At around 313W/m² we get 217MW. But half the orbit it's in shade, so only ~100MW.

The planned Starship-launched V2 constellation (40k V3 sats, 256.94 m²) comes out at 10 km², ~1.5GW.

So it's not like these ideas are "out there".

Nevermark 6 hours ago | parent [-]

Take those 40,000 satellites, and combine their solar panels, and combine the cooling panels, and centralize all the compute.

Distances are not our friend in orbit. Efficiency hyperscales down for many things, as distances and area scale up.

Things that need to hyperscale when you scale distance and area:

• Structural strength.

• Power and means to maneuver, especially for any rotation.

• Risk variance, with components housed together, instead of independently.

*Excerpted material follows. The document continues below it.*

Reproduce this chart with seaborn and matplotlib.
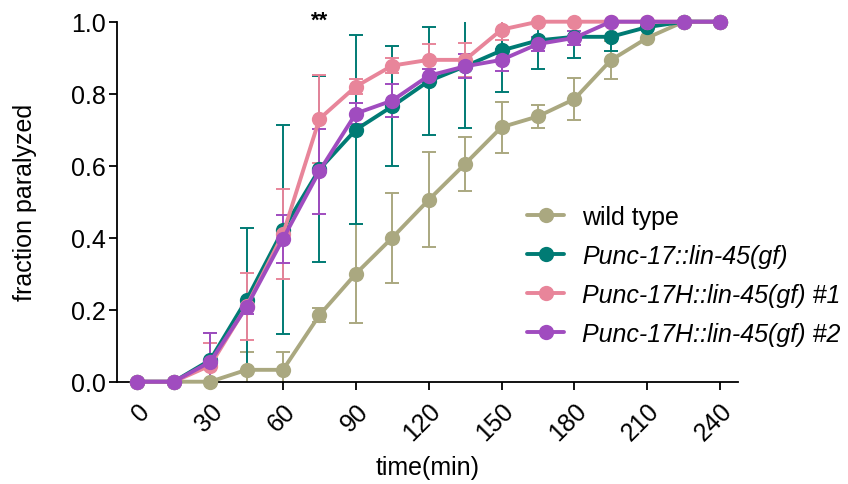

• Active heat distribution. Distance is COMPOUNDING insulation. Long shallow heat gradients move heat very slowly. What good does scaling up radiative surface do, if you don't hyperscale heat redistribution?

And you can't hyperscale heat distribution in 2D. It requires 3D mass and volume.

You can't just concatenate satellites and get bigger satellites with comparable characteristics.

Alternatives, such as distributing compute across the radiative surface, suffer relative to regular data centers, from intra-compute latency and bandwidth.

We have a huge near infinite capacity cold sink in orbit. With structural support and position and orientation stabilization for free. Let's use that.

withinboredom 13 hours ago | parent | prev [-]

Lets not forget that you have to launch that liquid up as well. Liquids are heavy, compared to their volume. Not to mention your entire 'datacenter' goes poof if one of these loops gets frozen, explodes from catching some sunlight, or whatever. This is pretty normal stuff, but not at this scale that would be required.